Бог, издалека склоняющийся над Своим творением, передавал Своим созданиям послания, предупреждения, наказания. Его благоволение выражалось в чудесах, Его воля выявлялась в ордалиях, «судах Божьих».
Человек знал, что Бог рисует знаки на небе: кометы были необычными доказательствами тому - они знаменовали войну и голод. Настанет день, и эти знаки станут еще более трагическими, как возвещали святые пророки: и тогда наступит конец времен.
А пока человек шел, под градом Божьего гнева, в постоянной заботе о Спасении и в страхе вечного проклятия. В лесу символов образы и числа были для него знаками священного на этой земле, знаками, глядя на которые, он мог прокладывать себе путь. Направляясь к церкви своей деревни, снова и снова он воображал, как в поднятых руках священника хлеб Евхаристии становится телом Божьим, и что в святая святых присутствует его недремлющий Бог, одновременно утешающий и грозный. Средневековый человек - рыцарь, работник, вдова ремесленника, пастушка или каноник - жил в руках Божьих и под Его всевидящим взором.
За исключением христианина-катара.
А вот и он. Он улыбается, слегка иронически, предрассудкам верующих и клириков Церкви Римской, и отвечает, что Бог вовсе не имеет отношения к несоответствиям этого мира, князем которого есть Сатана. Для него Бог находится в другом мире, в вечности, в неподвижном свете Добра и Любви.
Добрая христианка Арнода де Ламот никогда не обращала набожный взгляд ни на деревянное распятие, ни на каменный алтарь; никогда она не совершала крестного знамения, услышав раскаты грома, и никогда она не молилась Пресвятой Деве, чтобы выздоровела ее сестра Пейронна. Потому не могло быть катарской версии истории «чуда с балкой» святого Доминика
[2]. В разгар XII столетия, в окситанских землях, средневековые мужчины и женщины, целый пласт населения, посмели отвергнуть доминирующую христианскую модель…

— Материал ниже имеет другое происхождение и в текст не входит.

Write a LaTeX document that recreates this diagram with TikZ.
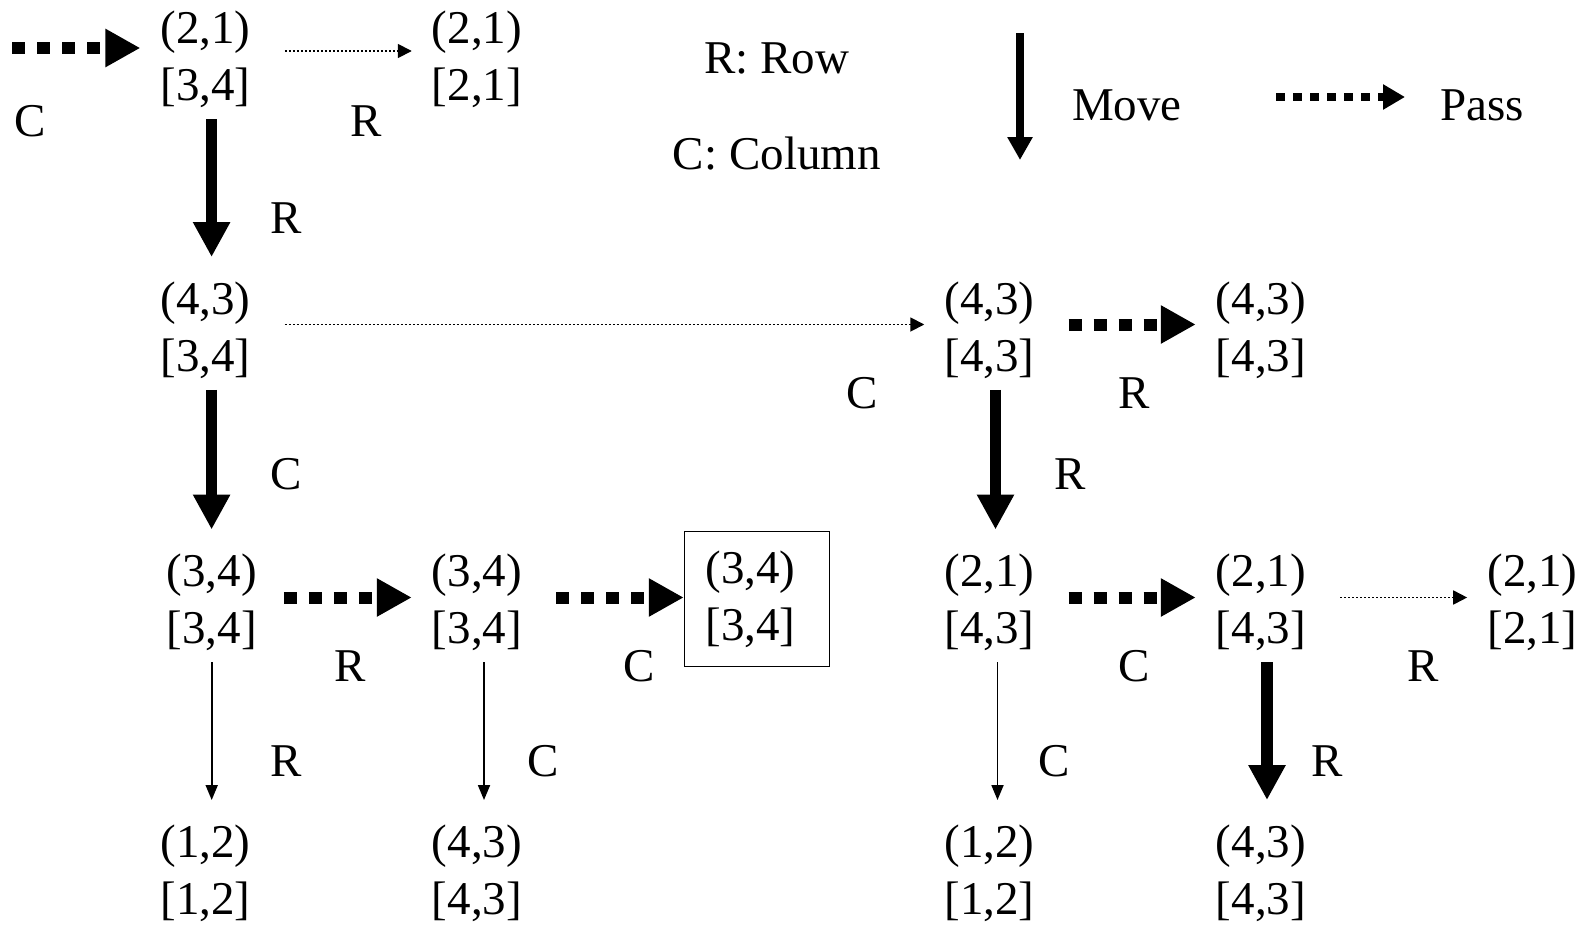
\documentclass[tikz,border=0pt]{standalone}
\usepackage{fontspec}
\setmainfont{Liberation Serif}
\usetikzlibrary{arrows.meta}

\begin{document}
\begin{tikzpicture}[x=1pt,y=-1pt,font=\fontsize{47}{56.7}\selectfont]
    \tikzstyle{every node}=[align=center, inner sep=0pt]
    \tikzstyle{move}=[line width=11.5pt, -{Triangle[length=35pt,width=35pt]}, shorten <=11.5pt, shorten >=24.5pt]
    \tikzstyle{thinmove}=[line width=1.8pt, -{Triangle[length=15pt,width=12pt]}, shorten <=11.5pt, shorten >=24.5pt]
    \tikzstyle{pass}=[line width=12pt, dash pattern=on 13pt off 12pt, -{Triangle[length=35pt,width=36pt]}, shorten <=34pt, shorten >=20pt]
    \tikzstyle{thinpass}=[line width=1.8pt, dash pattern=on 2pt off 2pt, -{Triangle[length=14pt,width=14pt]}, shorten <=34pt, shorten >=20pt]
    \tikzstyle{keymove}=[line width=8pt, -{Triangle[length=23pt,width=24pt]}]
    \tikzstyle{keypass}=[line width=8.5pt, dash pattern=on 9pt off 8pt, -{Triangle[length=22pt,width=24pt]}]
    \tikzstyle{goal}=[draw, line width=1.5pt, text width=103pt, align=left, inner xsep=21pt, inner ysep=19pt]

    \useasboundingbox (0,0) rectangle (1588,926);

    % positions (row, column)
    \node (r1c1) at (205.6, 59.5) {(2,1)\\{[3,4]}};
    \node (r1c2) at (477, 59.5) {(2,1)\\{[2,1]}};
    \node (r2c1) at (205.6, 330) {(4,3)\\{[3,4]}};
    \node (r2c4) at (989.5, 330) {(4,3)\\{[4,3]}};
    \node (r2c5) at (1261, 330) {(4,3)\\{[4,3]}};
    \node (r3c1) at (211.7, 602.5) {(3,4)\\{[3,4]}};
    \node (r3c2) at (477, 602.5) {(3,4)\\{[3,4]}};
    \node[goal] (r3c3) at (757, 599) {(3,4)\\{[3,4]}};
    \node (r3c4) at (989.5, 602.5) {(2,1)\\{[4,3]}};
    \node (r3c5) at (1261, 602.5) {(2,1)\\{[4,3]}};
    \node (r3c6) at (1532.4, 602.5) {(2,1)\\{[2,1]}};
    \node (r4c1) at (205.6, 873) {(1,2)\\{[1,2]}};
    \node (r4c2) at (477, 873) {(4,3)\\{[4,3]}};
    \node (r4c4) at (989.5, 873) {(1,2)\\{[1,2]}};
    \node (r4c5) at (1261, 873) {(4,3)\\{[4,3]}};

    \coordinate (start) at (12, 48);

    % moves and passes
    \draw[pass, shorten <=0pt] (start) -- ([yshift=11.5pt]r1c1.west);
    \draw[thinpass] ([yshift=8.5pt]r1c1.east) -- ([yshift=8.5pt]r1c2.west);
    \draw[move] ([xshift=6pt]r1c1.south) -- ([xshift=6pt]r1c1.south |- r2c1.north);
    \draw[thinpass] ([yshift=5.5pt]r2c1.east) -- ([yshift=5.5pt]r2c4.west);
    \draw[pass] ([yshift=5.5pt]r2c4.east) -- ([yshift=5.5pt]r2c5.west);
    \draw[move] ([xshift=6pt]r2c1.south) -- ([xshift=6pt]r2c1.south |- r3c1.north);
    \draw[move] ([xshift=6pt]r2c4.south) -- ([xshift=6pt]r2c4.south |- r3c4.north);
    \draw[pass, shorten <=27pt] ([yshift=5pt]r3c1.east) -- ([yshift=5pt]r3c2.west);
    \draw[pass, shorten >=0pt] ([yshift=5pt]r3c2.east) -- ([yshift=1.5pt]r3c3.west);
    \draw[pass] ([yshift=5pt]r3c4.east) -- ([yshift=5pt]r3c5.west);
    \draw[thinpass] ([yshift=5pt]r3c5.east) -- ([yshift=5pt]r3c6.west);
    \draw[thinmove] (r3c1.south) -- (r3c1.south |- r4c1.north);
    \draw[thinmove] ([xshift=7pt]r3c2.south) -- ([xshift=7pt]r3c2.south |- r4c2.north);
    \draw[thinmove] ([xshift=8pt]r3c4.south) -- ([xshift=8pt]r3c4.south |- r4c4.north);
    \draw[move] ([xshift=6pt]r3c5.south) -- ([xshift=6pt]r3c5.south |- r4c5.north);

    % labels
    \node (l1) at (30.4, 121.5) {C};
    \node (l2) at (366.6, 121.5) {R};
    \node (l3) at (286.6, 217.8) {R};
    \node (l4) at (286.6, 474) {C};
    \node (l5) at (861.9, 393) {C};
    \node (l6) at (1134.3, 393) {R};
    \node (l7) at (1070.5, 474) {R};
    \node (l8) at (350.4, 666.4) {R};
    \node (l9) at (639, 666.4) {C};
    \node (l10) at (1134.3, 666.4) {C};
    \node (l11) at (1423, 666.4) {R};
    \node (l12) at (286.6, 761.6) {R};
    \node (l13) at (542.9, 761.6) {C};
    \node (l14) at (1054.3, 761.6) {C};
    \node (l15) at (1326.8, 761.6) {R};

    % key
    \node (rowkey) at (776.8, 58.7) {R: Row};
    \node (colkey) at (776.8, 154) {C: Column};
    \coordinate (movetop) at (1020, 33);
    \coordinate (movebot) at (1020, 160);
    \draw[keymove] (movetop) -- (movebot);
    \node (movekey) at (1127, 105.3) {Move};
    \coordinate (passleft) at (1276, 97);
    \coordinate (passright) at (1405, 97);
    \draw[keypass] (passleft) -- (passright);
    \node (passkey) at (1482, 105.3) {Pass};
\end{tikzpicture}
\end{document}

[1] См. основное вступление Жака Ле Гоффа к коллективному труду Jacques Le Goff, L’Homme medieval (Le Seuil,1989).
[2] Участники дискуссии в Монреале между катарами и католиками не смогли определить, кто одержал победу, и потому доверили свою дискуссию Божьему суду. Тетрадь святого Доминика, разумеется, вышла невредимой из огня ордалий, в то время, как «еретические» тезисы, осужденные Богом, были пожраны огнем. Эта легенда является частью агеографии святого Доминика. Но, очевидно, что присутствующие там катарские доктора просто расхохотались бы, если Доминик или какой-нибудь другой католический полемист предложил бы им обратиться к суду Божьему.